It’s official, again. Tom Brady has retired, shutting the door on one last run with the Tampa Bay Buccaneers. So where does that leave the team? Are they rebuilding or reloading? At this point in time, there is a lot of uncertainty to that question. However, there may be a way that lets fans know which way they are actually leaning.
Moving The Dial
In order to get a better understanding of the situation fans will need to start paying attention to the free agents this team retains, lets walk, and more importantly who they do or don’t bring in. The biggest clue being the position of quarterback.
Does NOT Move The Dial
Blaine Gabbert is a free agent. He has been with the team for quite some time. Four seasons to be exact. The new offensive coordinator may want to bring back a player like Gabbert because of his familiarity with the players. He may be viewed as a decent back up option for whom ever comes in whether or not they roll with Kyle Trask, draft a quarterback they want, or bring in a starting caliber free agent quarterback.
The new offensive coordinator may come in with another veteran (nonstarter quality) quarterback in mind. If the player is on the same caliber as Gabbert that player is most likely there for mentorship and as a solid option as number two. Gabbert may not want to come back either and could follow Byron Leftwich if he’s able to.
Still DOESN’T Move The Dial
Kyle Trask is still waiting in the wings. The second round draft pick is a viable option for the Tampa Bay Buccaneers as they move forward. He does posses potential as his draft report indicates he has prototypical size some arm strength and shows touch when needed. In college he showed he feels pressure and can step up in the pocket but needs to work on his footwork. The question is how much did he progress the last two years. Nay sayers point to games in which Trask has appeared with players who don’t make the roster and third stringers against mostly starting caliber players during his one appearance in regular season. Either way his retention (if he’s not traded) indicates nothing.
First, he’s on a rookie contract and is cheap considering the cap situation. Second, we don’t know how the incoming offensive coordinator will feel about him. He’ll be retained. Now he may be viewed as a starter moving forward so even that type of announcement does not mean rebuild or reload. We’ll have to dig deeper into other moves the team makes. But don’t get worked up about phrases like “quarterback competition” when they are brought up long before camps start.
A True Indicator
There are quite a few free agent quarterbacks this offseason. If the Buccaneers sign one, who this team brings in could really indicate their posture. For example, if the team brings in (if they can afford to) one of two players such as Baker Mayfield (with a Todd Monken signing) or Jimmy Garoppolo than this team is trying to reload.
Now if they bring in anyone else, even with starting experience, they are likely a mentor for Trask or a bridge for whomever they may draft. If they bring in one of the two mention AND draft a quarterback it’s a mixed signal. They could bring in those two and draft a quarterback to groom also.
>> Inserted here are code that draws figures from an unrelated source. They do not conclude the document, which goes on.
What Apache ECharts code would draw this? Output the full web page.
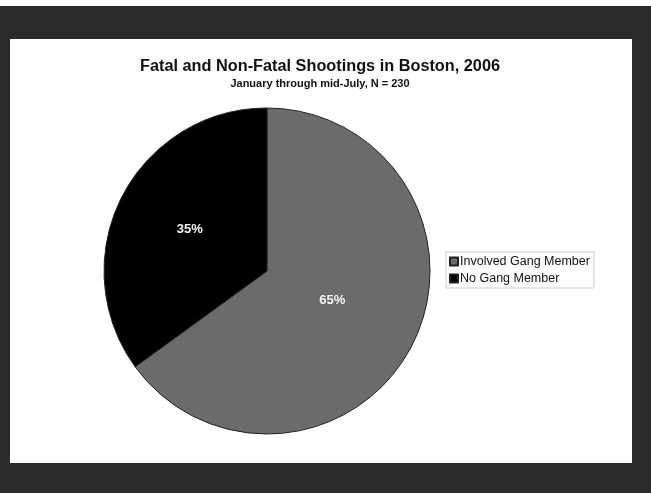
<!DOCTYPE html>
<html><head><meta charset="utf-8">
<script src="https://cdn.jsdelivr.net/npm/echarts@6/dist/echarts.min.js"></script>
<style>html,body{margin:0;padding:0;background:#2a2a2a;}#c{width:651px;height:493px;}</style>
</head><body><div id="c"></div>
<script>
const categories = ["Involved Gang Member", "No Gang Member"];
const values = [65, 35];
const colors = ["#6b6b6b", "#000000"];
const labelShift = [[-10, -9], [-2, -3]];

const chart = echarts.init(document.getElementById('c'));
chart.setOption({
  backgroundColor: '#2a2a2a',
  animation: false,
  graphic: [
    { type: 'rect', z: -10, shape: { x: 0, y: 0, width: 651, height: 6 }, style: { fill: '#ffffff' } },
    { type: 'rect', z: -10, shape: { x: 10, y: 39, width: 622, height: 424 }, style: { fill: '#ffffff' } }
  ],
  title: {
    text: 'Fatal and Non-Fatal Shootings in Boston, 2006',
    subtext: 'January through mid-July, N = 230',
    left: 315, top: 54, textAlign: 'center', itemGap: 3,
    textStyle: { fontFamily: 'Liberation Sans', fontWeight: 'bold', fontSize: 16.3, color: '#111' },
    subtextStyle: { fontFamily: 'Liberation Sans', fontWeight: 'bold', fontSize: 11, color: '#111' }
  },
  legend: {
    orient: 'vertical', left: 446, top: 252,
    data: categories,
    icon: 'rect', itemWidth: 8, itemHeight: 8, itemGap: 4,
    padding: [3, 4, 3, 3],
    borderColor: '#cccccc', borderWidth: 1,
    textStyle: { fontFamily: 'Liberation Sans', fontSize: 12.5, color: '#111', padding: [0, 0, 0, -3] }
  },
  series: [{
    type: 'pie',
    center: [267, 271],
    radius: 163,
    startAngle: 90,
    clockwise: true,
    label: {
      position: 'inside', formatter: '{d}%',
      fontFamily: 'Liberation Sans', fontWeight: 'bold', fontSize: 13, color: '#f4f4f4'
    },
    labelLayout: function (p) { const s = labelShift[p.dataIndex]; return { dx: s[0], dy: s[1] }; },
    labelLine: { show: false },
    itemStyle: { borderColor: '#222', borderWidth: 1 },
    emphasis: { disabled: true },
    data: categories.map((c, i) => ({ name: c, value: values[i], itemStyle: { color: colors[i] } }))
  }]
});
</script></body></html>
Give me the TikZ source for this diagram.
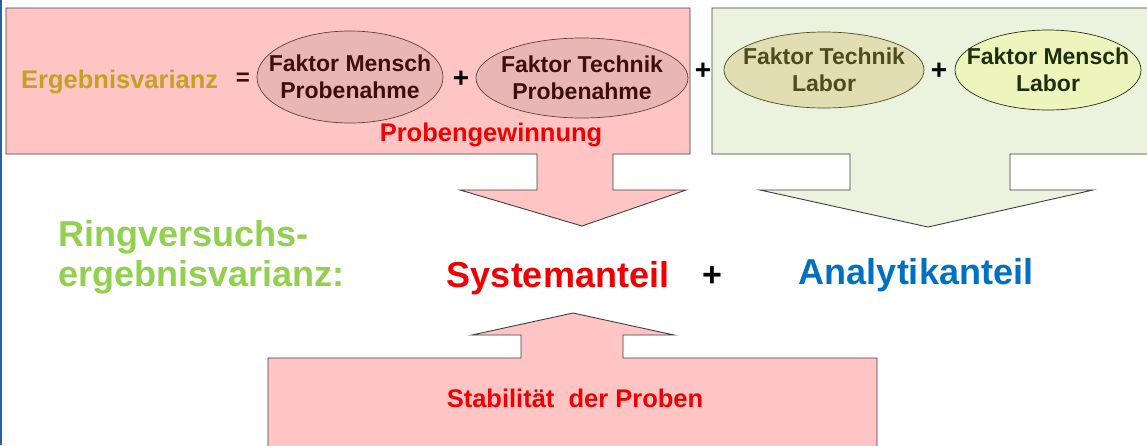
\documentclass[tikz,border=0pt]{standalone}
\usepackage{fontspec}
\setmainfont{Liberation Sans}
\usetikzlibrary{shapes.geometric}
\definecolor{pinkfill}{HTML}{FFC4C4}
\definecolor{pinkell}{HTML}{E9B5B5}
\definecolor{greenfill}{HTML}{EBF2DE}
\definecolor{greenellA}{HTML}{E2DEB4}
\definecolor{greenellB}{HTML}{EEF5BC}
\definecolor{boxline}{HTML}{404040}
\definecolor{gold}{HTML}{C4A024}
\definecolor{mybrown}{HTML}{3C0E0E}
\definecolor{olivetext}{HTML}{4C4C1E}
\definecolor{darkgreentext}{HTML}{1E2E10}
\definecolor{lightgreen}{HTML}{92D050}
\definecolor{myred}{HTML}{F00000}
\definecolor{myblue}{HTML}{0070C0}
\definecolor{edgeblue}{HTML}{2F5F9A}
\tikzset{
  callout/.style={draw=boxline, line width=0.9pt, line join=miter},
  ell/.style={ellipse, draw=#1, line width=0.7pt, inner xsep=-40pt, inner ysep=-10pt, align=center,
    font=\fontsize{23}{27}\selectfont\bfseries},
  plus/.style={font=\fontsize{28}{28}\selectfont\bfseries, text=black, inner sep=0pt},
  big/.style={font=\fontsize{36}{40}\selectfont\bfseries, inner sep=0pt},
  mid/.style={font=\fontsize{25.5}{28}\selectfont\bfseries, inner sep=0pt}
}
\begin{document}
\begin{tikzpicture}[x=1pt, y=-1pt]
\useasboundingbox (0,0) rectangle (1147,445);
\fill[white] (0,0) rectangle (1147,445);
% left edge
\draw[edgeblue, line width=2pt] (1,0) -- (1,445);
% pink callout (top)
\draw[callout, fill=pinkfill] (6,8) -- (690,8) -- (690,154) -- (613,154) -- (613,190)
  -- (686,190) -- (582,226) -- (460,190) -- (537,190) -- (537,154) -- (6,154) -- cycle;
% green callout
\draw[callout, fill=greenfill] (712,8) -- (1152,8) -- (1152,154) -- (1010,154) -- (1010,190)
  -- (1093,190) -- (928,227) -- (760,190) -- (850,190) -- (850,154) -- (712,154) -- cycle;
% bottom pink callout (up)
\draw[callout, fill=pinkfill] (268,450) -- (268,358) -- (521,358) -- (521,335) -- (472,335)
  -- (573,313) -- (674,335) -- (623,335) -- (623,358) -- (877,358) -- (877,450);

% top formula
\node[ell=mybrown!80, fill=pinkell, text=mybrown, minimum width=186pt, minimum height=92pt] (fmp) at (350,77)
  {Faktor Mensch\\Probenahme};
\node[ell=mybrown!80, fill=pinkell, text=mybrown, minimum width=212pt, minimum height=80pt] (ftp) at (582,78)
  {Faktor Technik\\Probenahme};
\node[ell=olivetext, fill=greenellA, text=olivetext, minimum width=200pt, minimum height=76pt] (ftl) at (824,70)
  {Faktor Technik\\Labor};
\node[ell=darkgreentext, fill=greenellB, text=darkgreentext, minimum width=186pt, minimum height=80pt] (fml) at (1048,70)
  {Faktor Mensch\\Labor};
\node[mid, text=gold, anchor=base west] (ev) at (21,88) {Ergebnisvarianz};
\node[plus, text=mybrown, font=\fontsize{24}{24}\selectfont\bfseries] (eq) at (243,79) {=};
\node[plus] (p1) at (461,79) {+};
\node[plus] (p2) at (703,71) {+};
\node[plus] (p3) at (939,71) {+};
\node[mid, text=myred, anchor=base] (pg) at (491,141) {Probengewinnung};

% middle row
\node[big, text=lightgreen, align=left, anchor=west] (rv) at (58,257)
  {Ringversuchs-\\ergebnisvarianz:};
\node[big, text=myred, anchor=base] (sys) at (558,287) {Systemanteil};
\node[plus, font=\fontsize{34}{34}\selectfont\bfseries] (p4) at (712,277) {+};
\node[big, text=myblue, anchor=base] (ana) at (916,284) {Analytikanteil};

% bottom
\node[mid, text=myred, anchor=base] (stab) at (575,407) {Stabilität\ \ der Proben};
\end{tikzpicture}
\end{document}
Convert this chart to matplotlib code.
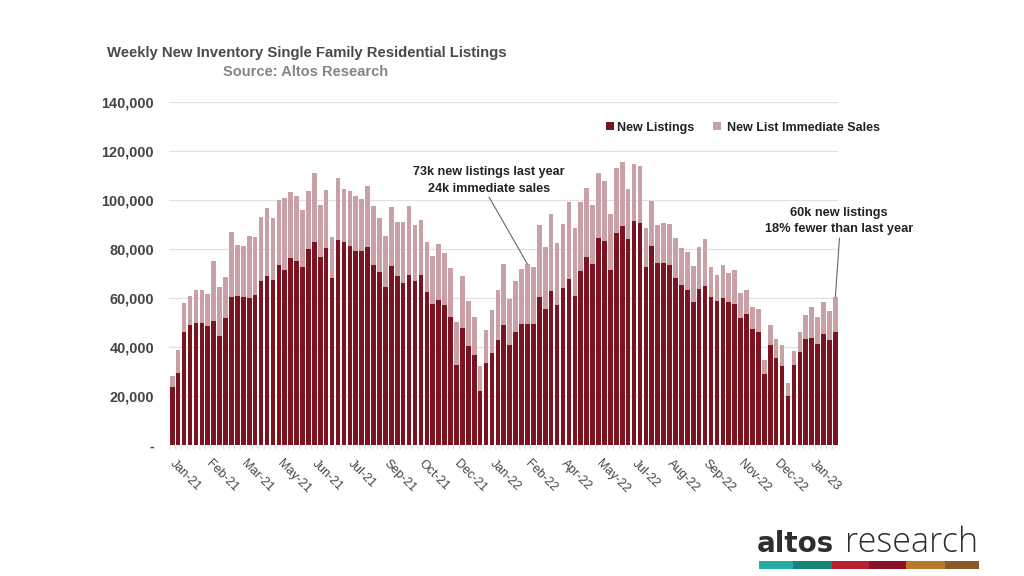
"""Weekly new inventory chart, stacked weekly bars with logo block."""
import matplotlib
matplotlib.use("Agg")
import matplotlib.pyplot as plt
from matplotlib.patches import Rectangle
import numpy as np

# values in thousands
new_listings = [
    23.7, 29.5, 46.3, 49.1, 49.7, 49.8, 48.4, 50.6, 44.6, 52.0, 60.4, 61.0, 60.3, 60.0, 61.4, 66.9,
    69.1, 67.2, 73.3, 71.3, 76.2, 75.1, 72.8, 80.0, 83.0, 76.9, 80.4, 68.3, 83.8, 82.9, 81.1, 79.2,
    79.2, 81.0, 73.5, 70.7, 64.4, 73.2, 68.8, 66.3, 69.5, 67.1, 69.2, 62.4, 57.5, 59.2, 57.0, 52.1,
    32.7, 47.8, 40.5, 36.6, 22.2, 33.6, 37.5, 43.0, 49.1, 41.0, 46.0, 49.3, 49.4, 49.5, 60.4, 55.6,
    62.9, 57.1, 64.1, 67.8, 60.7, 71.2, 76.9, 73.7, 84.5, 83.4, 71.3, 86.7, 89.2, 84.2, 91.6, 90.5,
    72.7, 81.1, 74.1, 74.1, 73.5, 68.2, 65.4, 63.4, 58.4, 63.7, 65.0, 60.3, 58.6, 60.1, 58.4, 57.5,
    52.0, 53.3, 47.5, 46.3, 28.8, 40.7, 35.5, 32.1, 20.1, 32.8, 38.0, 43.1, 43.7, 41.4, 45.2, 42.9,
    46.0,
]
immediate_sales = [
    4.4, 9.4, 11.7, 11.8, 13.5, 13.6, 13.3, 24.4, 19.9, 16.7, 26.7, 20.7, 21.1, 25.3, 23.4, 26.3,
    27.5, 25.3, 26.5, 29.5, 26.9, 26.7, 23.1, 23.8, 28.0, 21.2, 23.8, 16.5, 25.3, 21.6, 22.6, 22.6,
    21.1, 24.8, 24.1, 21.9, 21.0, 23.8, 22.2, 24.6, 28.2, 22.6, 22.6, 20.5, 19.7, 22.9, 21.5, 20.1,
    17.4, 21.1, 18.2, 15.8, 9.9, 13.5, 17.8, 20.4, 24.8, 18.5, 21.1, 22.6, 24.4, 23.3, 29.3, 25.2,
    31.2, 25.2, 26.0, 31.4, 28.0, 27.9, 28.2, 24.1, 26.4, 24.5, 23.0, 26.4, 26.3, 20.4, 23.0, 23.5,
    15.9, 18.5, 15.8, 16.7, 16.9, 16.2, 15.1, 15.5, 14.7, 17.1, 18.9, 12.4, 10.7, 13.3, 11.6, 13.9,
    10.1, 9.9, 9.0, 9.4, 6.0, 8.4, 7.6, 8.6, 5.3, 5.7, 8.3, 10.1, 12.7, 11.0, 13.2, 11.8,
    14.3,
]
month_labels = ["Jan-21", "Feb-21", "Mar-21", "May-21", "Jun-21", "Jul-21", "Sep-21", "Oct-21", "Dec-21", "Jan-22",
                "Feb-22", "Apr-22", "May-22", "Jul-22", "Aug-22", "Sep-22", "Nov-22", "Dec-22", "Jan-23"]
y_ticks = [0, 20000, 40000, 60000, 80000, 100000, 120000, 140000]
logo_colors = ["#23AE9F", "#17857A", "#B8202F", "#8B1226", "#B87A2A", "#8A5A26"]
logo_edges = [759, 793, 832, 869, 906, 945, 979]

W, H = 1024, 576
DARK = "#7B1420"
LIGHT = "#C9A0A5"
FONT = "Liberation Sans"

plt.rcParams["font.family"] = [FONT, "DejaVu Sans"]


def fx(x):
    return x / W


def fy(y):
    return 1 - y / H


def add_box(left, top, width, height, color):
    fig.add_artist(Rectangle((fx(left), fy(top + height)), width / W, height / H,
                             transform=fig.transFigure, facecolor=color, edgecolor="none"))


fig = plt.figure(figsize=(W / 100, H / 100), dpi=100, facecolor="white")
ax = fig.add_axes([fx(169.3), fy(445), (838.3 - 169.3) / W, (445 - 102) / H])

new = np.array(new_listings) * 1000
sales = np.array(immediate_sales) * 1000
x = np.arange(len(new))
ax.bar(x, new, width=0.78, color=DARK, label="New Listings", zorder=3)
ax.bar(x, sales, width=0.78, bottom=new, color=LIGHT, label="New List Immediate Sales", zorder=3)

ax.set_xlim(-0.5, len(new) - 0.5)
ax.set_ylim(0, 140000)
ax.set_yticks(y_ticks)
ax.set_yticklabels(["-"] + [f"{v:,}" for v in y_ticks[1:]], fontsize=10.4, color="#444444", fontweight="bold")
ax.tick_params(axis="y", length=0, pad=11)
ax.grid(axis="y", color="#E4E0E0", lw=0.9, zorder=0)
ax.set_axisbelow(True)
for s in ax.spines.values():
    s.set_visible(False)

# small ticks between every bar, labels every six weeks
ax.set_xticks(x - 0.5, minor=True)
ax.tick_params(axis="x", which="minor", length=3, color="#E4E0E0", width=0.8)
label_pos = np.arange(len(month_labels)) * 6
ax.set_xticks(label_pos)
ax.set_xticklabels(month_labels, rotation=-45, ha="left", va="center", rotation_mode="anchor",
                   fontsize=9, color="#444444")
ax.tick_params(axis="x", which="major", length=0, pad=12)

fig.text(fx(107), fy(53), "Weekly New Inventory Single Family Residential Listings", fontsize=10.7,
         fontweight="bold", color="#4A4A4A", ha="left", va="center")
fig.text(fx(306), fy(72), "Source: Altos Research", fontsize=10.5, fontweight="bold", color="#858585",
         ha="center", va="center")

# legend by hand, the two entries sit on one baseline this way
add_box(606, 122, 8, 8, DARK)
add_box(713, 122, 8, 8, LIGHT)
fig.text(fx(617), fy(131), "New Listings", fontsize=9, fontweight="bold", color="#222222", va="baseline")
fig.text(fx(727), fy(131), "New List Immediate Sales", fontsize=9, fontweight="bold", color="#222222", va="baseline")

fig.text(fx(489), fy(180.5), "73k new listings last year\n24k immediate sales", fontsize=9.1, fontweight="bold",
         color="#222222", ha="center", va="center", linespacing=1.45)
fig.text(fx(839), fy(221), "60k new listings\n18% fewer than last year", fontsize=9.2, fontweight="bold",
         color="#222222", ha="center", va="center", linespacing=1.35)

tot = new + sales
line_kw = dict(arrowstyle="-", color="#666666", lw=0.8, shrinkA=0, shrinkB=0)
ax.annotate("", xy=(60, tot[60]), xytext=(fx(489), fy(197)), textcoords="figure fraction",
            arrowprops=line_kw, annotation_clip=False, zorder=5)
ax.annotate("", xy=(112, tot[112]), xytext=(fx(839.5), fy(238)), textcoords="figure fraction",
            arrowprops=line_kw, annotation_clip=False, zorder=5)

# logo block
fig.text(fx(757), fy(552), "altos", fontsize=20, fontweight="bold", family="DejaVu Sans", color="#2E2E2E",
         ha="left", va="baseline")
fig.text(fx(845), fy(552), "research", fontsize=24.6, fontweight="light", family="Open Sans", color="#2E2E2E",
         ha="left", va="baseline")
for c, a, b in zip(logo_colors, logo_edges[:-1], logo_edges[1:]):
    add_box(a, 560.5, b - a, 8, c)

fig.savefig("out.png", dpi=100)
It’s unlikely the Buccaneers move up for a quarterback so it may be a player that falls in the mid rounds like Tanner McKee or Georgia’s Stetson Bennett (again tying to Monken).
The Biggest Indicator
If the team moves on trading for a veteran quarterback like Derek Carr then there is no discussion necessary. If your willing to give up draft picks for a player like that it sends a message that we are still here to compete. No rebuild, full steam ahead.